Burning Man Arguing With US Government Over New Rules 'That Would Spell the End of the Event as We Know It'

The festival Burning Man may be in danger as it clashes with the federal government over new rules for its permit.

Burning Man is a huge gathering that takes place in Nevada's Black Rock Desert every year, bringing together artists, community organizers and survival enthusiasts for celebration and an experiment in communal living. According to a post on its website, the festival is in danger as the Bureau of Land Management is attempting to analyze and change some of its protocols.

Burning Man organizers fear that the draft environmental impact statement issued by the BLM "would spell the end of the event as we know it." According to a report by CNN, the statement is meant to "analyze the potential impacts" of Burning Man on the environment and the surrounding landscape before renewing its permit from 2019 to 2028.

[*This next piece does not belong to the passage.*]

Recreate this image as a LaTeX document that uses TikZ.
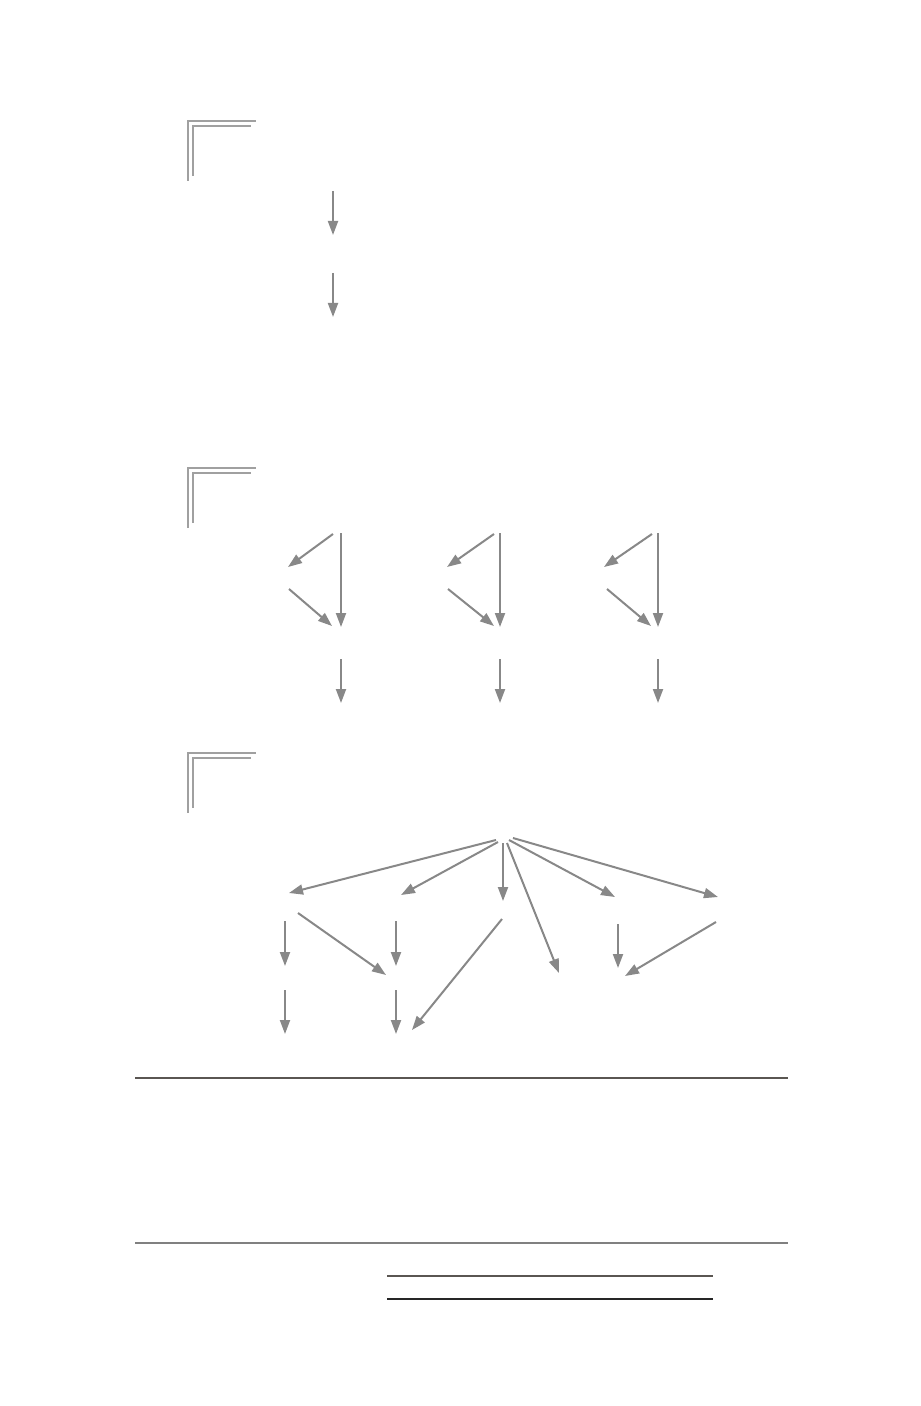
\documentclass[tikz,border=0pt]{standalone}
\usepackage{tikz}
\usetikzlibrary{arrows.meta}
\definecolor{arrgray}{HTML}{888888}
\definecolor{brkgray}{HTML}{A0A0A0}
\definecolor{rulegray}{HTML}{5A5652}

\begin{document}
\begin{tikzpicture}[x=0.5pt,y=-0.5pt,
  arr/.style={draw=arrgray,line width=1pt,-{Triangle[length=7pt,width=5pt]}},
  brk/.style={draw=brkgray,line width=0.75pt},
  rul/.style={draw=rulegray,line width=0.8pt}]
\useasboundingbox (0,0) rectangle (920,1406);
% corner marks
\draw [brk] (188,181) -- (188,121) -- (256,121);
\draw [brk] (193,176) -- (193,126) -- (251,126);
\draw [brk] (188,528) -- (188,468) -- (256,468);
\draw [brk] (193,523) -- (193,473) -- (251,473);
\draw [brk] (188,813) -- (188,753) -- (256,753);
\draw [brk] (193,808) -- (193,758) -- (251,758);
% first chain
\coordinate (p1) at (333,191);
\coordinate (p2) at (333,235);
\coordinate (p3) at (333,273);
\coordinate (p4) at (333,317);
\draw [arr] (p1) -- (p2);
\draw [arr] (p3) -- (p4);
% three triangles
\coordinate (a1) at (333,534);
\coordinate (a2) at (288,567);
\coordinate (a3) at (341,533);
\coordinate (a4) at (341,627);
\coordinate (a5) at (289,589);
\coordinate (a6) at (332,626);
\coordinate (a7) at (341,659);
\coordinate (a8) at (341,703);
\draw [arr] (a1) -- (a2);
\draw [arr] (a3) -- (a4);
\draw [arr] (a5) -- (a6);
\draw [arr] (a7) -- (a8);
\coordinate (b1) at (494,534);
\coordinate (b2) at (447,567);
\coordinate (b3) at (500,533);
\coordinate (b4) at (500,627);
\coordinate (b5) at (448,589);
\coordinate (b6) at (494,626);
\coordinate (b7) at (500,659);
\coordinate (b8) at (500,703);
\draw [arr] (b1) -- (b2);
\draw [arr] (b3) -- (b4);
\draw [arr] (b5) -- (b6);
\draw [arr] (b7) -- (b8);
\coordinate (c1) at (652,534);
\coordinate (c2) at (604,567);
\coordinate (c3) at (658,533);
\coordinate (c4) at (658,627);
\coordinate (c5) at (607,589);
\coordinate (c6) at (651,626);
\coordinate (c7) at (658,659);
\coordinate (c8) at (658,703);
\draw [arr] (c1) -- (c2);
\draw [arr] (c3) -- (c4);
\draw [arr] (c5) -- (c6);
\draw [arr] (c7) -- (c8);
% tree
\coordinate (r1) at (496,840);
\coordinate (r2) at (498,842);
\coordinate (r3) at (503,843);
\coordinate (r4) at (507,843);
\coordinate (r5) at (509,840);
\coordinate (r6) at (513,838);
\coordinate (t1) at (289,893);
\coordinate (t2) at (401,895);
\coordinate (t3) at (503,901);
\coordinate (t4) at (559,973);
\coordinate (t5) at (615,897);
\coordinate (t6) at (718,897);
\draw [arr] (r1) -- (t1);
\draw [arr] (r2) -- (t2);
\draw [arr] (r3) -- (t3);
\draw [arr] (r4) -- (t4);
\draw [arr] (r5) -- (t5);
\draw [arr] (r6) -- (t6);
\coordinate (u1) at (285,921);
\coordinate (u2) at (285,966);
\coordinate (u3) at (298,913);
\coordinate (u4) at (386,975);
\coordinate (u5) at (396,921);
\coordinate (u6) at (396,966);
\coordinate (u7) at (502,919);
\coordinate (u8) at (412,1030);
\coordinate (u9) at (618,924);
\coordinate (u10) at (618,968);
\coordinate (u11) at (716,922);
\coordinate (u12) at (625,976);
\draw [arr] (u1) -- (u2);
\draw [arr] (u3) -- (u4);
\draw [arr] (u5) -- (u6);
\draw [arr] (u7) -- (u8);
\draw [arr] (u9) -- (u10);
\draw [arr] (u11) -- (u12);
\coordinate (v1) at (285,990);
\coordinate (v2) at (285,1034);
\coordinate (v3) at (396,990);
\coordinate (v4) at (396,1034);
\draw [arr] (v1) -- (v2);
\draw [arr] (v3) -- (v4);
% rules
\coordinate (h1) at (135,1078);
\coordinate (h2) at (788,1078);
\coordinate (h3) at (135,1243);
\coordinate (h4) at (788,1243);
\coordinate (h5) at (387,1276);
\coordinate (h6) at (713,1276);
\coordinate (h7) at (387,1299);
\coordinate (h8) at (713,1299);
\draw [rul] (h1) -- (h2);
\draw [rul,draw=gray] (h3) -- (h4);
\draw [rul] (h5) -- (h6);
\draw [rul,draw=black!85] (h7) -- (h8);
\end{tikzpicture}
\end{document}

This is a bit odd, as Burning Man is a famously environmentally conscious undertaking. Looking at the festivals website, it places a huge emphasis on "Leave No Trace" camping, encouraging visitors to clean up after themselves and be responsible. By all accounts they have been successful in this regard, so organizers fear there is something more to this draft environmental impact statement.

"The proposed level of government surveillance of and involvement in our everyday operations is unprecedented and unwarranted, and is unsupported by the... analysis," read the post on BurningMan.org.

Organizers added that complying with the statement would require "astronomical cost increases" and lead to "beyond-excessive government oversight" at an event where it is no secret that people party hard. They fear that the statement is an attempt to "increase federal government agency operations exponentially in order to take over or 'monitor' our operations."

At the very least, the cost of following the BLM's requests would likely increase ticket prices for Burning Man, which would in turn likely decrease sales. Already, tickets can cost up to $550 per person, as well as $100 for a vehicle pass. After that, attendees must load up on supplies and equipment for their stay in an unforgiving environment.


On top of that, the presence of BLM agents at the event might put some attendees off. Burning Man organizers say the "measures would insert BLM agents into Burning Man Project pre-event and post-event operations on site, when our teams are building and removing infrastructure and performing playa restoration."

Organizers are calling on Burning Man attendees and the general public to help, asking those with relevant expertise to "provide substantive comments" to the BLM, "challenging these proposed requirements on their merits." In the meantime, the future of the iconic festival is uncertain.